Similar, by transforming the ranges we found above from eye to world space we get that:

dir = vec3(vertex.x*fov_y_scale*aspect,vertex.y*fov_y_scale,-1.0)
	*mat3(modelView);

where fov_y_scale = tangent(fovY/2) is an uniform calculated on the CPU side.

Normally, OpenGL takes care of filling the z-buffer. But for raytracing, we have to do it manually, which can be done by writing to gl_fragDepth. Now, the ray tracing takes place in world coordinates: we are tracing from the eye position and into the camera-forward direction (mixed with camera-up and camera-right). But we need the z-coordinate of the hit position in eye coordinates.
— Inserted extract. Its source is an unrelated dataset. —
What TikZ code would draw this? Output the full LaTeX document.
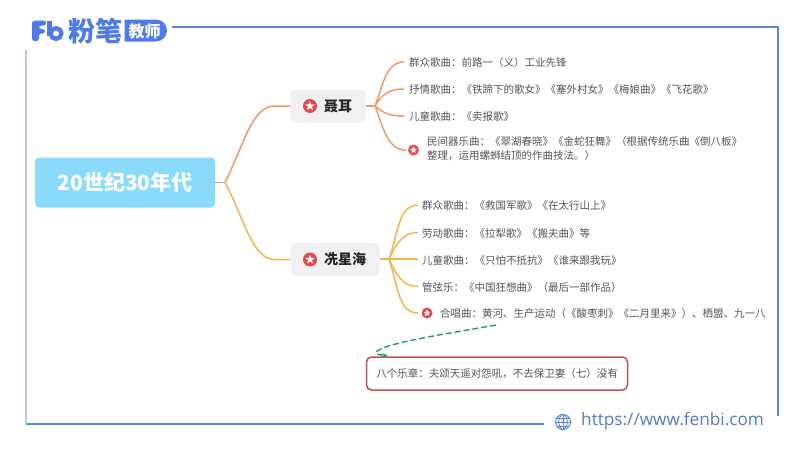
\documentclass[tikz,border=0pt]{standalone}
\usepackage{fontspec}
\setmainfont{Noto Sans CJK SC}
\newfontfamily\latinf{Open Sans}
\usetikzlibrary{arrows.meta,calc,shapes.geometric}
\definecolor{frameblue}{HTML}{5B86E0}
\definecolor{framelight}{HTML}{B4C8F2}
\definecolor{logoblue}{HTML}{4F7BEA}
\definecolor{rootfill}{HTML}{8ADBFB}
\definecolor{topicfill}{HTML}{F1F1F1}
\definecolor{orangeA}{HTML}{EE9A66}
\definecolor{orangeB}{HTML}{F5B54A}
\definecolor{txt}{HTML}{555555}
\definecolor{starred}{HTML}{E5484D}
\definecolor{dashgreen}{HTML}{1F9A7C}
\definecolor{boxred}{HTML}{C9504F}
\tikzset{
 x=1pt,y=-1pt,
 leaf/.style={anchor=west,inner sep=0pt,yshift=-0.6pt,text=txt,font=\fontsize{10.5}{14}\selectfont},
 topic/.style={fill=topicfill,rounded corners=5pt,minimum height=33pt,inner sep=0pt},
 topictext/.style={anchor=west,inner sep=0pt,text=black!85,font=\fontsize{14}{15}\selectfont\bfseries},
 linkA/.style={draw=orangeA,line width=1.5pt},
 linkB/.style={draw=orangeB,line width=1.5pt},
 frameline/.style={draw=frameblue,line width=1.3pt},
 badge/.style={circle,fill=starred,inner sep=0pt},
 whitestar/.style={star,star points=5,star point ratio=2.3,fill=white,inner sep=0pt},
}
\newcommand{\starbadge}[3]{%
 \node[badge,minimum size=#3pt] (#1) at #2 {};
 \node[whitestar,minimum size=0.68*#3pt] (#1w) at #2 {};
}
\begin{document}
\begin{tikzpicture}
\useasboundingbox (0,0) rectangle (800,450);
\fill[white] (0,0) rectangle (800,450);
% frame
\coordinate (ftl) at (172,27);
\coordinate (ftr) at (778,27);
\coordinate (fbr) at (778,416);
\coordinate (fbl0) at (26,424);
\coordinate (fbl1) at (544,424);
\coordinate (fl0) at (26,50);
\draw[frameline] (ftl) -- (ftr) -- (fbr);
\draw[frameline] (fbl0) -- (fbl1);
\draw[draw=framelight,line width=1.3pt] (fl0) -- (fbl0);
% logo
\fill[logoblue,rounded corners=2.5pt] (32,41) -- (32,25) .. controls (32,21) and (35,20.5) .. (38,20.5) -- (46,20.5) -- (46,25.5) -- (39,25.5) -- (39,29) -- (45,29) -- (45,33.5) -- (39,33.5) -- (39,41) -- cycle;
\fill[logoblue] (47,20.5) rectangle (51.5,36);
\draw[logoblue,line width=4.3pt] (56,33.5) circle (5.4pt);
\node[inner sep=0pt,text=logoblue,font=\fontsize{27}{27}\selectfont\bfseries] (logotext) at (95,31) {粉笔};
\fill[logoblue] (124.5,19.5) -- (156,19.5) arc (90:-90:11pt) -- (124.5,41.5) -- cycle;
\node[inner sep=0pt,text=white,font=\fontsize{16}{16}\selectfont\bfseries] (logotag) at (144.5,31) {教师};
% root
\node[fill=rootfill,rounded corners=4pt,minimum width=180pt,minimum height=50pt,inner sep=0pt,
      text=white,font=\fontsize{21}{22}\selectfont\bfseries] (root) at (125,182.5) {20世纪30年代};
\coordinate (hub) at (225,182.5);
% topics
\node[topic,minimum width=75pt] (nie) at (328,106) {};
\node[topic,minimum width=89pt] (xian) at (335,259.5) {};
\starbadge{nieS}{(310,106)}{14}
\starbadge{xianS}{(310,259.5)}{14}
\node[topictext] (nieT) at (324,106) {聂耳};
\node[topictext] (xianT) at (324,259.5) {冼星海};
\draw[linkA] (root.east) -- (hub);
\draw[linkA] (hub) .. controls (245,142) and (252,106) .. (275,106) -- (nie.west);
\draw[linkB] (hub) .. controls (245,220) and (252,259.5) .. (275,259.5) -- (xian.west);
% nie leaves
\node[leaf] (a1) at (409,62) {群众歌曲：前路一（义）工业先锋};
\node[leaf] (a2) at (409,89) {抒情歌曲：《铁蹄下的歌女》《塞外村女》《梅娘曲》《飞花歌》};
\node[leaf] (a3) at (409,116) {儿童歌曲：《卖报歌》};
\node[leaf,anchor=north west,align=left] (a4) at (427,136) {民间器乐曲：《翠湖春晓》《金蛇狂舞》（根据传统乐曲《倒八板》\\整理，运用螺蛳结顶的作曲技法。）};
\starbadge{a4S}{(413.5,150)}{11}
\coordinate (nieJ) at (375,106);
\draw[linkA] (nie.east) -- (nieJ);
\draw[linkA] (nieJ) .. controls (383,85) and (386,62) .. (404,62);
\draw[linkA] (nieJ) .. controls (382,95) and (388,89) .. (404,89);
\draw[linkA] (nieJ) .. controls (382,112) and (388,116) .. (404,116);
\draw[linkA] (nieJ) .. controls (384,130) and (388,150) .. (406,150);
% xian leaves
\node[leaf] (b1) at (422,205) {群众歌曲：《救国军歌》《在太行山上》};
\node[leaf] (b2) at (422,232.5) {劳动歌曲：《拉犁歌》《搬夫曲》等};
\node[leaf] (b3) at (422,259.5) {儿童歌曲：《只怕不抵抗》《谁来跟我玩》};
\node[leaf] (b4) at (422,286.5) {管弦乐：《中国狂想曲》（最后一部作品）};
\node[leaf] (b5) at (440,313) {合唱曲：黄河、生产运动（《酸枣刺》《二月里来》）、栖盟、九一八};
\starbadge{b5S}{(427,313)}{11}
\coordinate (xianJ) at (389,259);
\coordinate (xianE) at (379.5,259);
\coordinate (b3end) at (418,259);
\draw[linkB,line width=1.7pt] (xianE) -- (b3end);
\draw[linkB] (xianJ) .. controls (398,235) and (398,205) .. (418,205);
\draw[linkB] (xianJ) .. controls (396,245) and (402,232.5) .. (418,232.5);
\draw[linkB] (xianJ) .. controls (396,274) and (402,286.5) .. (418,286.5);
\draw[linkB] (xianJ) .. controls (398,285) and (398,313) .. (418,313);
% callout
\node[draw=boxred,line width=1.5pt,rounded corners=5pt,minimum width=261pt,minimum height=33pt,inner sep=0pt,
      text=txt,font=\fontsize{10.5}{14}\selectfont] (note) at (497,373.5) {八个乐章：夫颂天遥对怨吼，不去保卫妻（七）没有\hspace{4pt}};
\coordinate (cstart) at (496,325);
\coordinate (cend) at (388,356);
\draw[dashgreen,line width=1.4pt,dash pattern=on 6pt off 3pt,-{Stealth[length=6pt,width=5pt]}] (cstart) .. controls (440,335) and (385,343) .. (376,352) .. controls (375,354) and (380,355) .. (cend);
% url
\node[circle,draw=frameblue,line width=1pt,minimum size=15pt,inner sep=0pt] (globe) at (563,422) {};
\draw[frameblue,line width=0.8pt] (globe.north) -- (globe.south) (globe.west) -- (globe.east);
\draw[frameblue,line width=0.8pt] (globe.north) .. controls (557,418) and (557,426) .. (globe.south);
\draw[frameblue,line width=0.8pt] (globe.north) .. controls (569,418) and (569,426) .. (globe.south);
\draw[frameblue,line width=0.7pt] (557,418) -- (569,418) (557,426) -- (569,426);
\node[anchor=west,inner sep=0pt,text=frameblue!90!black,font=\latinf\fontsize{17.2}{18}\selectfont] (url) at (581,421) {https://www.fenbi.com};
\end{tikzpicture}
\end{document}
The raytracing is of the form:

vec3 hit = p + rayDirection * distance; // hit in world coords

Converting the hit point to eye coordinates gives (the p and q terms cancel):

eyeHitZ = -distance * dot(rayDirection * cameraForward);

which in clip coordinates becomes:

clip.z = [(zF+zN)/(zN-zF)]*eyeHitZ +  (2*zF*zN)/(zN-zF);
clip.w = -eyeHitZ;

Making the perspective divide, we arrive at normalized device coordinates:

ndcDepth = ((zF+zN) + (2*zF*zN)/eyeHitZ)/(zF-zN)

The ncdDepth is in the interval [-1;1]. The last step that remains is to convert into window coordinates. Here the depth value is mapped onto an interval determined by the gl_DepthRange.near and gl_DepthRange.far parameters (usually these are just 0 and 1). So finally we arrive at the following:

gl_FragDepth =((gl_DepthRange.diff * ndcDepth) + gl_DepthRange.near + gl_DepthRange.far) / 2.0;

Putting the pieces together, we arrive at the following for the ray tracing vertex shader:

void main(void)
{
  gl_Position = vertex;
  eye = -(modelView[3].xyz)*mat3(modelView);
  dir = vec3(vertex.x*fov_y_scale*aspect,vertex.y*fov_y_scale,-1.0)
			*mat3(modelView);
  cameraForward = vec3(0,0,-1.0)*mat3(modelView);
}

and this code for the fragment shader:

void main (void)
{
  vec3 rayDirection=normalize(dir);
  trace(eye,rayDirection, distance, color);
  fragColor = color;
  float eyeHitZ = -distance *dot(cameraForward,rayDirection);
  float ndcDepth = ((zFar+zNear) + (2.0*zFar*zNear)/eyeHitZ)
		/(zFar-zNear);
  gl_FragDepth =((gl_DepthRange.diff * ndcDepth) 
		+ gl_DepthRange.near + gl_DepthRange.far) / 2.0;
}

The above is of course just snippets. I’m currently experimenting with a Java/JOGL implementation of the above (Github repo), with some more complete code.